## WHAT THE TASK REQUIRES
Reproduce the lines of the material exactly, excluding every image.

%%

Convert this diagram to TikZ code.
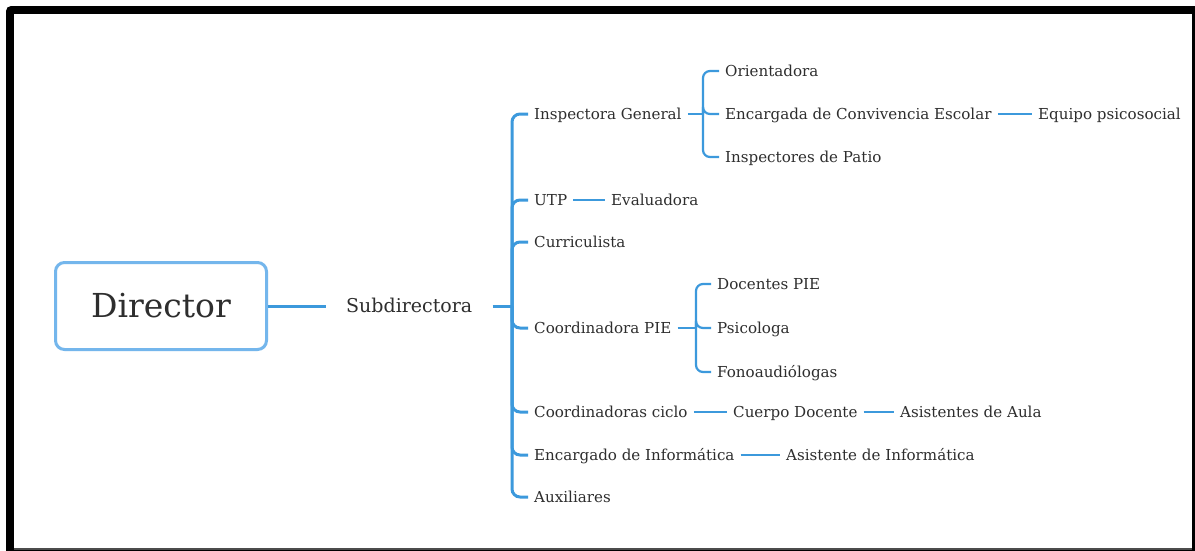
\documentclass[tikz,border=0pt]{standalone}
\usepackage{fontspec}
\setmainfont{DejaVu Serif}
\definecolor{lb}{HTML}{3C99DC}
\definecolor{bb}{HTML}{74B6EC}
\definecolor{tx}{HTML}{2E2E2E}
\begin{document}
\begin{tikzpicture}[x=1pt,y=-1pt,
  lbl/.style={anchor=west, inner xsep=6pt, inner ysep=0pt, text=tx,
    font=\fontsize{15.1}{18}\selectfont, text height=11pt, text depth=0pt},
  sublbl/.style={lbl, inner xsep=20pt, font=\fontsize{19}{22}\selectfont, text height=13.8pt},
  rootbox/.style={draw=bb, line width=3pt, rounded corners=9pt, minimum width=211pt,
    minimum height=87pt, text=tx, font=\fontsize{33}{38}\selectfont},
  thk/.style={draw=lb, line width=3pt, rounded corners=8pt},
  br/.style={draw=lb, line width=2.2pt, rounded corners=7pt}]
\useasboundingbox (0,0) rectangle (1195,550);
% frame
\fill[black, rounded corners=5pt] (6,6) rectangle (1205,560);
\fill[white] (14,14) rectangle (1192,548);
\fill[black!70] (14,548) rectangle (1192,550);
% nodes
\node[rootbox] (dir) at (161,306) {Director};
\node[sublbl] (sub) at (326,306) {Subdirectora};
\node[lbl] (ig) at (528,114) {Inspectora General};
\node[lbl] (ori) at (719,71) {Orientadora};
\node[lbl] (enc) at (719,114) {Encargada de Convivencia Escolar};
\node[lbl] (eq) at (1032,114) {Equipo psicosocial};
\node[lbl] (ins) at (719,157) {Inspectores de Patio};
\node[lbl] (utp) at (528,200) {UTP};
\node[lbl] (eva) at (605,200) {Evaluadora};
\node[lbl] (cur) at (528,242) {Curriculista};
\node[lbl] (cpie) at (528,328) {Coordinadora PIE};
\node[lbl] (dpie) at (711,284) {Docentes PIE};
\node[lbl] (psi) at (711,328) {Psicologa};
\node[lbl] (fono) at (711,372) {Fonoaudiólogas};
\node[lbl] (cc) at (528,412) {Coordinadoras ciclo};
\node[lbl] (cd) at (727,412) {Cuerpo Docente};
\node[lbl] (aa) at (894,412) {Asistentes de Aula};
\node[lbl] (ei) at (528,455) {Encargado de Informática};
\node[lbl] (ai) at (780,455) {Asistente de Informática};
\node[lbl] (aux) at (528,497) {Auxiliares};
% connectors
\coordinate (mb) at (512,306);
\coordinate (igb) at (703,114);
\coordinate (cpb) at (696,328);
\draw[thk] (dir.east) -- (sub.west);
\draw[thk] (sub.east) -- (mb);
\foreach \n in {ig,utp,cur,cpie,cc,ei,aux} \draw[thk] (mb) |- (\n.west);
\draw[br] (ig.east) -- (igb);
\foreach \n in {ori,enc,ins} \draw[br] (igb) |- (\n.west);
\draw[br] (enc) -- (eq);
\draw[br] (utp) -- (eva);
\draw[br] (cpie.east) -- (cpb);
\foreach \n in {dpie,psi,fono} \draw[br] (cpb) |- (\n.west);
\draw[br] (cc) -- (cd);
\draw[br] (cd) -- (aa);
\draw[br] (ei) -- (ai);
\end{tikzpicture}
\end{document}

%%

## OUTPUT FOR THIS EXERCISE
Convert this diagram to TikZ code.
\documentclass[tikz,border=0pt]{standalone}
\usepackage{fontspec}
\setmainfont{DejaVu Serif}
\definecolor{lb}{HTML}{3C99DC}
\definecolor{bb}{HTML}{74B6EC}
\definecolor{tx}{HTML}{2E2E2E}
\begin{document}
\begin{tikzpicture}[x=1pt,y=-1pt,
  lbl/.style={anchor=west, inner xsep=6pt, inner ysep=0pt, text=tx,
    font=\fontsize{15.1}{18}\selectfont, text height=11pt, text depth=0pt},
  sublbl/.style={lbl, inner xsep=20pt, font=\fontsize{19}{22}\selectfont, text height=13.8pt},
  rootbox/.style={draw=bb, line width=3pt, rounded corners=9pt, minimum width=211pt,
    minimum height=87pt, text=tx, font=\fontsize{33}{38}\selectfont},
  thk/.style={draw=lb, line width=3pt, rounded corners=8pt},
  br/.style={draw=lb, line width=2.2pt, rounded corners=7pt}]
\useasboundingbox (0,0) rectangle (1195,550);
% frame
\fill[black, rounded corners=5pt] (6,6) rectangle (1205,560);
\fill[white] (14,14) rectangle (1192,548);
\fill[black!70] (14,548) rectangle (1192,550);
% nodes
\node[rootbox] (dir) at (161,306) {Director};
\node[sublbl] (sub) at (326,306) {Subdirectora};
\node[lbl] (ig) at (528,114) {Inspectora General};
\node[lbl] (ori) at (719,71) {Orientadora};
\node[lbl] (enc) at (719,114) {Encargada de Convivencia Escolar};
\node[lbl] (eq) at (1032,114) {Equipo psicosocial};
\node[lbl] (ins) at (719,157) {Inspectores de Patio};
\node[lbl] (utp) at (528,200) {UTP};
\node[lbl] (eva) at (605,200) {Evaluadora};
\node[lbl] (cur) at (528,242) {Curriculista};
\node[lbl] (cpie) at (528,328) {Coordinadora PIE};
\node[lbl] (dpie) at (711,284) {Docentes PIE};
\node[lbl] (psi) at (711,328) {Psicologa};
\node[lbl] (fono) at (711,372) {Fonoaudiólogas};
\node[lbl] (cc) at (528,412) {Coordinadoras ciclo};
\node[lbl] (cd) at (727,412) {Cuerpo Docente};
\node[lbl] (aa) at (894,412) {Asistentes de Aula};
\node[lbl] (ei) at (528,455) {Encargado de Informática};
\node[lbl] (ai) at (780,455) {Asistente de Informática};
\node[lbl] (aux) at (528,497) {Auxiliares};
% connectors
\coordinate (mb) at (512,306);
\coordinate (igb) at (703,114);
\coordinate (cpb) at (696,328);
\draw[thk] (dir.east) -- (sub.west);
\draw[thk] (sub.east) -- (mb);
\foreach \n in {ig,utp,cur,cpie,cc,ei,aux} \draw[thk] (mb) |- (\n.west);
\draw[br] (ig.east) -- (igb);
\foreach \n in {ori,enc,ins} \draw[br] (igb) |- (\n.west);
\draw[br] (enc) -- (eq);
\draw[br] (utp) -- (eva);
\draw[br] (cpie.east) -- (cpb);
\foreach \n in {dpie,psi,fono} \draw[br] (cpb) |- (\n.west);
\draw[br] (cc) -- (cd);
\draw[br] (cd) -- (aa);
\draw[br] (ei) -- (ai);
\end{tikzpicture}
\end{document}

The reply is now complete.